The past few year have seen him embarking on a series of things under the radar that might surprise some in his bid to break the mould and stretch his own wings.
“Life has so much to offer,” he reflects. “It doesn’t mean that you can only do one thing at a time. Back then perhaps I was more narrow-minded or overly focused. I spent all my time doing one thing. Now I realise I can do other things without compromising what I do.”
Breaking the mould by breaking the cycle
A baby grand piano sits in Joel’s sprawling 3-storey home built to an industrial theme in the middle of towering trees around which the home is designed. Other things peppering the space give hint to what he’s been up to – tennis racquets hanging by the hallway, a few books on basic Mandarin sitting on the bookshelves and, most adorably, a handful of chew-toys lying around a corner of the kitchen.
“I enjoy what I’ve been doing for the past 10 years,” he clarifies, “I just wanted to break the cycle of the same learning curve because I think that you draw parallel learning from different things. I didn’t want to be defined in just that way, it just happened because I spent so much time doing it. I wanted to break out of that mould.”
“If we were all more honest about how we felt about what we like, we can be a lot greater at what we do.”
He’s seen the the product of being overly one-dimensional, of being too comfortably confined to the labels given to you and allowing yourself to become pigeon-holed by it.
“Some managers and entrepreneurs say the same thing five years ago as they do today because they’re not really growing,” he imparts. “They don’t expand on the knowledge on how you tackle certain things. That’s how you come to be identified as traditional and old-school entrepreneurs. Being more dynamic with different aspects is important.”
To veer from going down that path, he’s set his heart on an unlikely course of events that he believes will expand his awareness on an all-encompassing level.
“Two years back I decided I wanted to learn three things,” he reveals. “I wanted to learn a new language, I wanted to learn a new sport and I wanted to learn a new musical instrument.”
“It’s a bit absurd, but that’s why there’s a piano sitting behind us now,” he says, gesturing to the shiny black baby grand in the corner. “It made me realise that ‘Hey, I’m not just an entrepreneur doing startups. I can also be passionate about music, I can also learn a new sport’.”
The three were specifically chosen to exercise the three different pillars of his psyche, an insight to Joel’s recognition on the importance of being well-rounded.
“When you’re learning sports, it’s physical, it’s muscle memory, it’s technique.
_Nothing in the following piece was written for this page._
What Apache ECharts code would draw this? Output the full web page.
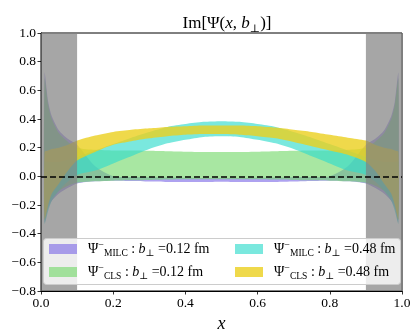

With language, you exercise your brain to form and words to respond to the questions. It’s also memorising. With the piano, it’s a creative, emotional process. It’s also a muscle memory, but closer to a music memory.”
How serious is he? He’s blocked off most Saturdays for Mandarin classes with a one-on-one tutor for an hour and a half as well as a coach for tennis. That baby grand is also now one of his favourite furnishing in the house – an instrument he taught himself how to play from after watching the movie La La Land, fuelled by a liking from the past.
“We are a product of our circumstance, but not a product of our passions.”
“To grow, you have to break out of what defines you,” he expounds. “I have a lot of friends who are married with kids, they kind of just live the same life. When you talk to them, they’re not growing as a person, they’re just comfortable where they are. They’re not trying new things and pushing boundaries, which is very important.”
“When you try and learn all three things that work these different aspects in the same five-hour window, it’s crazy,” he further elaborates. “After doing it for a few weeks, I thought about things in very different ways. It unlocks very different parts of your brain. That’s the broad perspective on learning.”
Listening to your heart
As much as he believes in growing by trying out new things, it didn’t escape him that a lot of the “new” things he’s trying out stems from an innate love for them that draws back to his childhood. They are things a part of him has always loved – he is now merely free to embrace them after years of non-practice as a product of circumstance.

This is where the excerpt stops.